§ Your objective: Everything from the first line of the data below through the line that contains "XAxis, YAxis, Legend" should be written out exactly, please, and nothing more; the pictures stay out.

▽

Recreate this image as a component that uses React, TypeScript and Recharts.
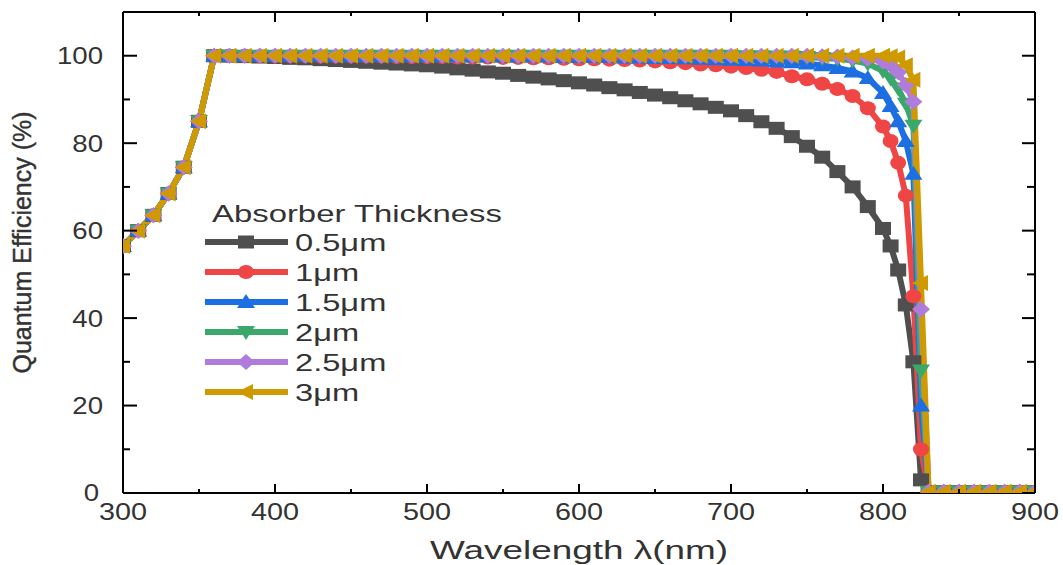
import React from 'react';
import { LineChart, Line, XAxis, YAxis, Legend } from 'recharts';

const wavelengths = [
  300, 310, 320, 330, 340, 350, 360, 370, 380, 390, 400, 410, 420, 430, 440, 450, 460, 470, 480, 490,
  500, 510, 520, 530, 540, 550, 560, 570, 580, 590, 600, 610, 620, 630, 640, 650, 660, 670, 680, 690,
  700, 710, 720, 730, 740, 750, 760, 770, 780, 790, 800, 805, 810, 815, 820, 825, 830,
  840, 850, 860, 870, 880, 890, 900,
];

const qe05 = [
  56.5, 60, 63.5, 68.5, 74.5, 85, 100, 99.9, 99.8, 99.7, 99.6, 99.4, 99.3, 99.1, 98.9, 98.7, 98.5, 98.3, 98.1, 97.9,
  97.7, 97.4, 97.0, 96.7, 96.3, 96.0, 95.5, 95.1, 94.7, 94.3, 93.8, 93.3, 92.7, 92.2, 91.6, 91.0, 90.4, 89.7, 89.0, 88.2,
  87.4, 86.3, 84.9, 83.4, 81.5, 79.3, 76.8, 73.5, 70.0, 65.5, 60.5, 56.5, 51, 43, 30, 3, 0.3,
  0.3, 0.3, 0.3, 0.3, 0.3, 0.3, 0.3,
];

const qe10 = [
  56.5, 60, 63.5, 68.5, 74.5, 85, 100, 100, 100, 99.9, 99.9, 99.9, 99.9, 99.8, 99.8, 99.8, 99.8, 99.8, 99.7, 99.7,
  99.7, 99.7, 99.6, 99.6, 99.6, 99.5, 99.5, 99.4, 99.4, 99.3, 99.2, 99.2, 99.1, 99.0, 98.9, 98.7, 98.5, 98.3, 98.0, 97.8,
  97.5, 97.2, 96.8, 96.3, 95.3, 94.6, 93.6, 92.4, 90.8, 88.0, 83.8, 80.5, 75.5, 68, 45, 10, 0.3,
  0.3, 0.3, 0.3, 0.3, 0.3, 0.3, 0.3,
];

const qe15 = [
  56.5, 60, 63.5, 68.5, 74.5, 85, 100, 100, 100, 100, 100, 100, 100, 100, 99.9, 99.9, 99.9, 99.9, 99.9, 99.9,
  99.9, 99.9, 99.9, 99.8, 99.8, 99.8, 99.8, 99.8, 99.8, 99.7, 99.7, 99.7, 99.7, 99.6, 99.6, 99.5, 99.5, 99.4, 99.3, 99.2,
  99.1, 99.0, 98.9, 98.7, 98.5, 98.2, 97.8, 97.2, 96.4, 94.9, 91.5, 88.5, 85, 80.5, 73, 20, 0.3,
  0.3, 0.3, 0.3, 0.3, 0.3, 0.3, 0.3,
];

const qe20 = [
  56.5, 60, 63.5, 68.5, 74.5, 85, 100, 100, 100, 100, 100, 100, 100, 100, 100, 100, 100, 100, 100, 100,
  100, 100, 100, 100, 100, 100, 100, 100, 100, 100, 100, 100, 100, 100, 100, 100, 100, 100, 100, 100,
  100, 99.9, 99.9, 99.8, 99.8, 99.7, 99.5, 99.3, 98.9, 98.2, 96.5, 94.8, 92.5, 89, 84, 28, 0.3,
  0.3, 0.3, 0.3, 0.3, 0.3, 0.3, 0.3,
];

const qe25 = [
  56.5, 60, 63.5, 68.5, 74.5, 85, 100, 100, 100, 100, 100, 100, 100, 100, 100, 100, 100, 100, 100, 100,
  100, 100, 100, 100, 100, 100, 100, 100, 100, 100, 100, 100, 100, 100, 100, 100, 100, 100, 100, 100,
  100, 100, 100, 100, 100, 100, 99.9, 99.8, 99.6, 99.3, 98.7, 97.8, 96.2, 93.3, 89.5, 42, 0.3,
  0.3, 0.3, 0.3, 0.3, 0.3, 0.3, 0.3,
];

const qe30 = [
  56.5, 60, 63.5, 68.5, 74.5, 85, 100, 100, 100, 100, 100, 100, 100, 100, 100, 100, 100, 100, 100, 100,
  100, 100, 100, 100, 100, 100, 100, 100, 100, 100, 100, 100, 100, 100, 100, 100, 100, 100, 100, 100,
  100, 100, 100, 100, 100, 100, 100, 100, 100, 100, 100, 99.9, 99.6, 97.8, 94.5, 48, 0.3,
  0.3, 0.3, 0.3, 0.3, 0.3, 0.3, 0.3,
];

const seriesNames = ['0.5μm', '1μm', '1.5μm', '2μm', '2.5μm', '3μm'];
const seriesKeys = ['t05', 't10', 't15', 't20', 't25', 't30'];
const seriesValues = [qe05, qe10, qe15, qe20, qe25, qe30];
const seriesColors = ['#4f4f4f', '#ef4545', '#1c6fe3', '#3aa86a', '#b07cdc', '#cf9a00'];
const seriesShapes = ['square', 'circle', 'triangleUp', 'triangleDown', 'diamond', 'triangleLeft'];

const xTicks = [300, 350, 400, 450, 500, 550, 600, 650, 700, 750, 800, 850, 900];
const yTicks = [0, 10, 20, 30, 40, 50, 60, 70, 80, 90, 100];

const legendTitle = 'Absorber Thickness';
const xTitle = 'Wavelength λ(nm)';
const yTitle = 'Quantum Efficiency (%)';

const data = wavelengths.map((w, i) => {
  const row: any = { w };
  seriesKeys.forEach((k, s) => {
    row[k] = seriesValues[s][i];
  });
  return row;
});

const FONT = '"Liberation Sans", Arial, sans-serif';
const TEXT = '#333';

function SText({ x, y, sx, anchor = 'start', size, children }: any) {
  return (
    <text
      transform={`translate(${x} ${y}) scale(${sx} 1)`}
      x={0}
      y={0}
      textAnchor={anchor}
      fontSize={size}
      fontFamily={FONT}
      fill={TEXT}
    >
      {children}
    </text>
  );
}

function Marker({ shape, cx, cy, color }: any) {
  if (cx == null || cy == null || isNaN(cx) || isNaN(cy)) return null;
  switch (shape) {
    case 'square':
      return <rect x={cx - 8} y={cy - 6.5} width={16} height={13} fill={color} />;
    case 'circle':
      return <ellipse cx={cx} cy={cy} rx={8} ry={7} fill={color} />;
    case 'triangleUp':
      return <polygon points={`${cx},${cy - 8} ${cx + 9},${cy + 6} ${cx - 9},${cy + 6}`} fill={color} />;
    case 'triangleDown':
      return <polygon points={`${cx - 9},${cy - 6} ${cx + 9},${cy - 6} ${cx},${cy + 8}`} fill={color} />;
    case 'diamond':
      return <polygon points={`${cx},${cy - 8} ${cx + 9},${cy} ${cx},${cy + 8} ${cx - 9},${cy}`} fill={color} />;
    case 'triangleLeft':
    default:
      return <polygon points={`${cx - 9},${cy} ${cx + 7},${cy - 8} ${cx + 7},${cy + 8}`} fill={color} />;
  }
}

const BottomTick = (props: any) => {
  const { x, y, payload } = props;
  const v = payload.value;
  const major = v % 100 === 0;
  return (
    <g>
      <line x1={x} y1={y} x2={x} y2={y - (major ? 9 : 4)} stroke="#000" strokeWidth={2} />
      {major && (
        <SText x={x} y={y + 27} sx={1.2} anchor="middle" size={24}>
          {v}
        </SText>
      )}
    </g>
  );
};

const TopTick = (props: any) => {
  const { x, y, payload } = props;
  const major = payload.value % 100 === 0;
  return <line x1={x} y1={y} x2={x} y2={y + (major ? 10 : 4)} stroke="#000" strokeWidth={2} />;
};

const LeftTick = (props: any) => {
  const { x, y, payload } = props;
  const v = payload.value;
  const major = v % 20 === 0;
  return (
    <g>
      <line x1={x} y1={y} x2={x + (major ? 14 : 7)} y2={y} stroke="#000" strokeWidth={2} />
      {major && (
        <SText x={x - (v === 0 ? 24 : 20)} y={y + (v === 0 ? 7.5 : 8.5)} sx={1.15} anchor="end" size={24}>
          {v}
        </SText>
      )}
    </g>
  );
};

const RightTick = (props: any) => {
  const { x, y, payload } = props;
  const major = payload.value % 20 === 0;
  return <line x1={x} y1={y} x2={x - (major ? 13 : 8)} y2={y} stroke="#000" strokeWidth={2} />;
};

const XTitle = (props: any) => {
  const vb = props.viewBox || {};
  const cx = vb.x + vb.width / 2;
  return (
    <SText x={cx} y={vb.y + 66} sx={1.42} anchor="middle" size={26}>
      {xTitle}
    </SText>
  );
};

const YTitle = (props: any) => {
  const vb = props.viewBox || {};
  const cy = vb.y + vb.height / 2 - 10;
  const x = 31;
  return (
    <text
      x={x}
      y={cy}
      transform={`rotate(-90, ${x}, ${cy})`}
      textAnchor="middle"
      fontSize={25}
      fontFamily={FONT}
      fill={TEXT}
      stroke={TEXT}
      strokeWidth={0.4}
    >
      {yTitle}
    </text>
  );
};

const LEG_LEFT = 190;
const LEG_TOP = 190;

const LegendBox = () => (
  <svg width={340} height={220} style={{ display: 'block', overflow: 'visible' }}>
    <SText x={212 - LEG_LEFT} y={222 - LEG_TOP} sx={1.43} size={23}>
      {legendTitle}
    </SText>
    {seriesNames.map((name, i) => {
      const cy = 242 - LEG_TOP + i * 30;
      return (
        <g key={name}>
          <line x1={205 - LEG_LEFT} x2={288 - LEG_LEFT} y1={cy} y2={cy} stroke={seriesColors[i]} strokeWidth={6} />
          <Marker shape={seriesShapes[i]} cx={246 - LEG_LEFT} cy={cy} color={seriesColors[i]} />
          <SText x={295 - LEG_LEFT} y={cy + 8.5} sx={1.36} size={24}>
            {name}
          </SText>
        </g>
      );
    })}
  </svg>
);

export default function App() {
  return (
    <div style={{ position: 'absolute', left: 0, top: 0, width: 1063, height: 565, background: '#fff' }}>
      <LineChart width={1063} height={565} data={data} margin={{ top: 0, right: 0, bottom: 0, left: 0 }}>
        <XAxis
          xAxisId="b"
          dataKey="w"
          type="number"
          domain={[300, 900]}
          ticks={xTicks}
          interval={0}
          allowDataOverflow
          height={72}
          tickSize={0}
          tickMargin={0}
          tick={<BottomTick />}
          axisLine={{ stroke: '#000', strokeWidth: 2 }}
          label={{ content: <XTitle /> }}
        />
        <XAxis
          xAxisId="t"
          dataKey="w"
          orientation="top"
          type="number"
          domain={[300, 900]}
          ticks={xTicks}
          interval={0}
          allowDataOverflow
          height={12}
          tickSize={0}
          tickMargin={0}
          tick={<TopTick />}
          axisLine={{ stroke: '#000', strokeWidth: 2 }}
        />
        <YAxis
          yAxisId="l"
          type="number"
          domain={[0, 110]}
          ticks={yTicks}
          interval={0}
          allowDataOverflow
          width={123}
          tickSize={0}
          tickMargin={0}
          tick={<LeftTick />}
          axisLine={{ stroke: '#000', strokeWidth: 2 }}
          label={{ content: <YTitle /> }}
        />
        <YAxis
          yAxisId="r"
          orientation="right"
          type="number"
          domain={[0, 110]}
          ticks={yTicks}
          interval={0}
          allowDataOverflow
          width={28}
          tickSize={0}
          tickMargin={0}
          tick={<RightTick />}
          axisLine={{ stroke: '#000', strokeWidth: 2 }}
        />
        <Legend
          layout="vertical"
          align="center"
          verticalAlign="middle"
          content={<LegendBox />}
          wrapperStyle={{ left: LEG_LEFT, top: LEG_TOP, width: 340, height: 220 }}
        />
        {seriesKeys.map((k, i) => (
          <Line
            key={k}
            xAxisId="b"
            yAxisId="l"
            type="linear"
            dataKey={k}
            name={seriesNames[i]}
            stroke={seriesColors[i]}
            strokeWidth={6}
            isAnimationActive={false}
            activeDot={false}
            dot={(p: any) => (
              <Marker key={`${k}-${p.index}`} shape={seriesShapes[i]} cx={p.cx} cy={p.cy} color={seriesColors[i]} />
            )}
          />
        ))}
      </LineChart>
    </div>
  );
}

△

§ Solved exercise:
Recreate this image as a component that uses React, TypeScript and Recharts.
import React from 'react';
import { LineChart, Line, XAxis, YAxis, Legend } from 'recharts';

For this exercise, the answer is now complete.